17 June 2006

Blogging begins.. introducing my school and teaching.

Since I made this blog thingy, I've been mainly concentrating on my sites http://meditate.co.za and http://sacredsex.co.za. This has taken up most of my available time. So it's just been sitting here, not even gathering cyber-dust in the form of comments.

I'll be posting regularly from now on, with news of my tantra school, sometimes comments on the work we do, but without risking the confidentiality of school members and healing sessions clients.

We do work that doesn't happen much in the world - in fact, I don't know of an equivalent practice, teaching, anywhere.

Most teachers in the area of Tantra teach as a method of deepening their own work (If you would really learn a thing, teach it - Buddha). And it makes them really worthwhile teachers. This is why the best teachers of most therapies are themselves in the process of learning what they teach.

I've had a 20-year journey with Tantra, Osho's sannyasins, groups, workshops and meditation. Through that time, the idea of me teaching never ocurred to me. It's only the last few years, after my having completed the path, that I've been (gradually, as encouraged by those I work with) teaching.

It is strange for a man to be teaching tantra. It's usually, archetypically, womens' work. Historically the males involved have been mainly "fronting" for the woman's teaching when society requires. Even most of the historic "greats" like Saraha had an Arrowsmith Woman who's teachings they furthered, or made accessible.

My place in teaching is mainly to encourage woman to their teaching... being an encouragement and support. It's these women that have the capacity to free men from their illusions, particularly around sex, and they need the encouragement now on account of the world having been rather unfriendly to women with an authentic spirituality for the last couple of thousand years.

Some of the teachers I've worked with are nervous about what I do. Mostly, they are themselves struggling with what limitations, restrictions to impose on their work. How to keep the traditional "therapist" position of neutrality, non involvement. To me, with my current understanding, this is silly. This attitude doesn't make for totality, and it perpetuates a problem Osho highlighted with Tantric practice - that there's a tendency to be remote, cold, unloving. Of course, it's only on account of my own movement, my transcendence of my own sexuality that I feel I can work with Tantra, and support others. There's no way past teachers of mine (who of course saw me during my own seeking - which didn't generally look too pretty) can know that I'm "done" without encountering me in person. Even then, the "who I was then" is likely to give them trouble when looking at "who I am now".

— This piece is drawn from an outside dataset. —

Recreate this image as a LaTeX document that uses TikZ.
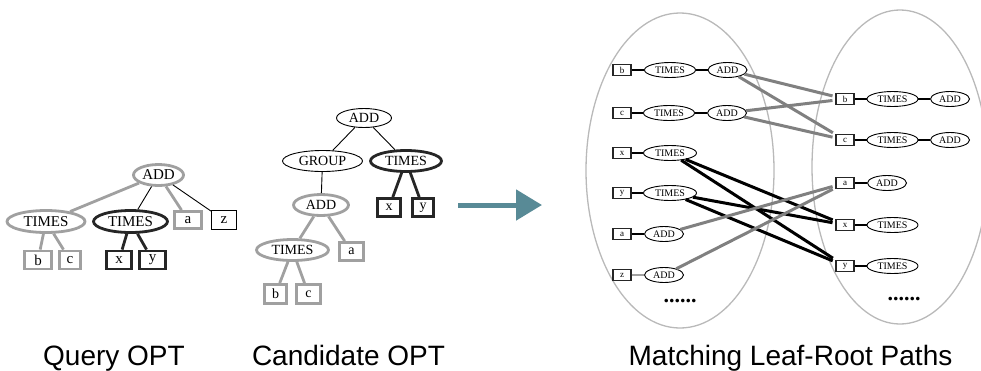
\documentclass[tikz,border=0pt]{standalone}
\usepackage{fontspec}
\setmainfont{Liberation Serif}
\setsansfont{Liberation Sans}
\usetikzlibrary{shapes.geometric,arrows.meta}
\definecolor{tgray}{RGB}{160,160,160}
\definecolor{tdark}{RGB}{38,38,38}
\definecolor{lgray}{RGB}{128,128,128}
\definecolor{ovalc}{RGB}{185,185,185}
\definecolor{arrowc}{RGB}{88,138,150}
\begin{document}
\begin{tikzpicture}[x=1pt,y=-1pt,
  tnode/.style={inner sep=0pt, font=\fontsize{14}{14}\selectfont},
  qfont/.style={font=\fontsize{15}{15}\selectfont},
  sz/.style 2 args={minimum width=#1pt, minimum height=#2pt},
  gel/.style={tnode, ellipse, draw=tgray, line width=2.8pt},
  del/.style={tnode, ellipse, draw=tdark, line width=2.8pt},
  nel/.style={tnode, ellipse, draw=black, line width=0.9pt},
  gbox/.style={tnode, rectangle, draw=tgray, line width=2.8pt},
  dbox/.style={tnode, rectangle, draw=tdark, line width=2.8pt},
  nbox/.style={tnode, rectangle, draw=black, line width=0.9pt},
  gthick/.style={draw=tgray, line width=2.8pt},
  dthick/.style={draw=tdark, line width=2.8pt},
  thin/.style={draw=black, line width=0.9pt},
  pnode/.style={inner sep=0pt, font=\fontsize{10}{10}\selectfont, draw=black, line width=0.9pt},
  pel/.style={pnode, ellipse, sz={#1}{15}},
  pbox/.style={pnode, rectangle, draw=tdark, line width=1.1pt, sz={18}{11.5}, font=\fontsize{9}{9}\selectfont},
  rowline/.style={draw=black, line width=1.2pt},
  graylink/.style={draw=lgray, line width=3pt, shorten >=3pt},
  blacklink/.style={draw=black, line width=3pt, shorten >=3pt},
  oval/.style={draw=ovalc, line width=1.3pt},
  dots/.style={inner sep=0pt, font=\fontsize{22}{22}\selectfont\bfseries},
  caption/.style={anchor=base, inner sep=0pt, font=\sffamily\fontsize{28}{28}\selectfont}
]
\useasboundingbox (0,0) rectangle (981,370);

% ---------- query tree ----------
\node[gel, qfont, sz={50}{21}] (qadd) at (158.5,175) {ADD};
\node[gel, qfont, sz={78}{22}] (qt1) at (46,221.5) {TIMES};
\node[del, qfont, sz={74}{22}] (qt2) at (130.5,221.5) {TIMES};
\node[gbox, qfont, sz={27}{17}] (qa) at (188,220) {a};
\node[nbox, qfont, sz={25}{19}] (qz) at (224,220) {z};
\node[gbox, qfont, sz={27}{18}] (qb) at (38,260) {b};
\node[gbox, qfont, sz={21}{18}] (qc) at (70,260) {c};
\node[dbox, qfont, sz={25}{18}] (qx) at (119,260) {x};
\node[dbox, qfont, sz={26}{18}] (qy) at (152.5,260) {y};
\draw[gthick] (qadd) -- (qt1);
\draw[thin] (qadd) -- (qt2);
\draw[gthick] (qadd) -- (qa);
\draw[thin] (qadd) -- (qz);
\draw[gthick] (qt1) -- (qb);
\draw[gthick] (qt1) -- (qc);
\draw[dthick] (qt2) -- (qx);
\draw[dthick] (qt2) -- (qy);

% ---------- candidate tree ----------
\node[nel, sz={55}{19}] (cadd) at (364,118) {ADD};
\node[nel, sz={80}{21}] (cgrp) at (322.5,161) {GROUP};
\node[del, sz={71}{21}] (ct) at (406,161) {TIMES};
\node[gel, sz={55}{21}] (cadd2) at (321,205) {ADD};
\node[gel, sz={72}{21}] (ct2) at (292.5,250) {TIMES};
\node[gbox, sz={24}{18}] (ca) at (351.5,251.5) {a};
\node[dbox, sz={23}{18}] (cx) at (389,207.5) {x};
\node[dbox, sz={21}{18}] (cy) at (423,207.5) {y};
\node[gbox, sz={22}{19}] (cb) at (275.5,294) {b};
\node[gbox, sz={24}{19}] (cc) at (308.5,294) {c};
\draw[thin] (cadd) -- (cgrp);
\draw[thin] (cadd) -- (ct);
\draw[thin] (cgrp) -- (cadd2);
\draw[gthick] (cadd2) -- (ct2);
\draw[gthick] (cadd2) -- (ca);
\draw[gthick] (ct2) -- (cb);
\draw[gthick] (ct2) -- (cc);
\draw[dthick] (ct) -- (cx);
\draw[dthick] (ct) -- (cy);

% ---------- arrow ----------
\coordinate (arrs) at (458,205);
\coordinate (arre) at (542,205);
\draw[draw=arrowc, line width=5pt, -{Triangle[length=26pt, width=30pt, fill=arrowc]}] (arrs) -- (arre);

% ---------- leaf-root paths ----------
\draw[oval] (680,170.5) ellipse [x radius=94, y radius=157.5];
\draw[oval] (900,167) ellipse [x radius=88, y radius=157];

% left side paths
\node[pbox] (l1b) at (622,70) {b};
\node[pel=51] (l1t) at (670,70) {TIMES};
\node[pel=39] (l1a) at (727.5,70) {ADD};
\node[pbox] (l2b) at (622,113) {c};
\node[pel=51] (l2t) at (669,113) {TIMES};
\node[pel=39] (l2a) at (727,113) {ADD};
\node[pbox] (l3x) at (622,153) {x};
\node[pel=53] (l3t) at (670,153) {TIMES};
\node[pbox] (l4y) at (622,193) {y};
\node[pel=53] (l4t) at (670,193) {TIMES};
\node[pbox] (l5a) at (622,234) {a};
\node[pel=39] (l5d) at (664,234) {ADD};
\node[pbox] (l6z) at (622,275) {z};
\node[pel=39] (l6d) at (664,275) {ADD};
\draw[rowline] (l1b) -- (l1t) -- (l1a);
\draw[rowline] (l2b) -- (l2t) -- (l2a);
\draw[rowline] (l3x) -- (l3t);
\draw[rowline] (l4y) -- (l4t);
\draw[rowline] (l5a) -- (l5d);
\draw[draw=tgray, line width=1.2pt] (l6z) -- (l6d);
\node[dots] (ldots) at (680,301) {......};

% right side paths
\node[pbox] (r1b) at (845,99) {b};
\node[pel=51] (r1t) at (892.5,99) {TIMES};
\node[pel=39] (r1a) at (950,99) {ADD};
\node[pbox] (r2c) at (845,140) {c};
\node[pel=51] (r2t) at (892.5,140) {TIMES};
\node[pel=39] (r2a) at (950,140) {ADD};
\node[pbox] (r3a) at (845,183) {a};
\node[pel=39] (r3d) at (887,183) {ADD};
\node[pbox] (r4x) at (845,225) {x};
\node[pel=51] (r4t) at (892.5,225) {TIMES};
\node[pbox] (r5y) at (845,266) {y};
\node[pel=51] (r5t) at (892.5,266) {TIMES};
\draw[rowline] (r1b) -- (r1t) -- (r1a);
\draw[rowline] (r2c) -- (r2t) -- (r2a);
\draw[rowline] (r3a) -- (r3d);
\draw[rowline] (r4x) -- (r4t);
\draw[rowline] (r5y) -- (r5t);
\node[dots] (rdots) at (904,299) {......};

% matches between the two sides
\draw[graylink] (l1a) -- (r1b);
\draw[graylink] (l1a) -- (r2c);
\draw[graylink] (l2a) -- (r1b);
\draw[graylink] (l2a) -- (r2c);
\draw[blacklink] (l3t) -- (r4x);
\draw[blacklink] (l3t) -- (r5y);
\draw[blacklink] (l4t) -- (r4x);
\draw[blacklink] (l4t) -- (r5y);
\draw[graylink] (l5d) -- (r3a);
\draw[graylink] (l6d) -- (r3a);

% ---------- captions ----------
\node[caption] (capq) at (114,365) {Query OPT};
\node[caption] (capc) at (348.5,365) {Candidate OPT};
\node[caption] (capm) at (790.5,365) {Matching Leaf-Root Paths};
\end{tikzpicture}
\end{document}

Tantra is an "extreme" path. Although almost everyone can benefit from developing a more natural, less repressed sexuality, Tantra in it's higher, meditational practices is really for those who have an insistence on (and potential for) awakening to their enlightenment in their current incarnation.

At present there's two Dakinis (female tantra practicioners) and a Daka (the male version) in Cape Town, one Dakini, one Daka-in-training and me in Johannesburg. We've done IMHO magnificent work. Time and time again, I see "instantaneous" healing of deeply entrenched repressions and sexual traumas. The kind of "breakthroughs" that happen in around 5 years' conventional therapy - - for us, that's what happens in a "just average" session.

We're not here for those of just purient interest. We are screening more and more intensively as time goes on, as we get better known.

Our clientelle are pretty much unanimously overjoyed at our work. I don't put up testimonials and such at my website because I think it's tacky. I've been in marketing and web design long enough to know how few testimonials were unsolicited, how few have any truth in them at all.

The people we most like to work with (and the only people we should work with, really) are seekers. Those who had some significant freedom in their first 6 years, who don't automatically buy into "what everyone knows" and have done significant enquiry into themselves, that have a good awareness of their mind's trickiness, and a willingness to go beyond it's limitations.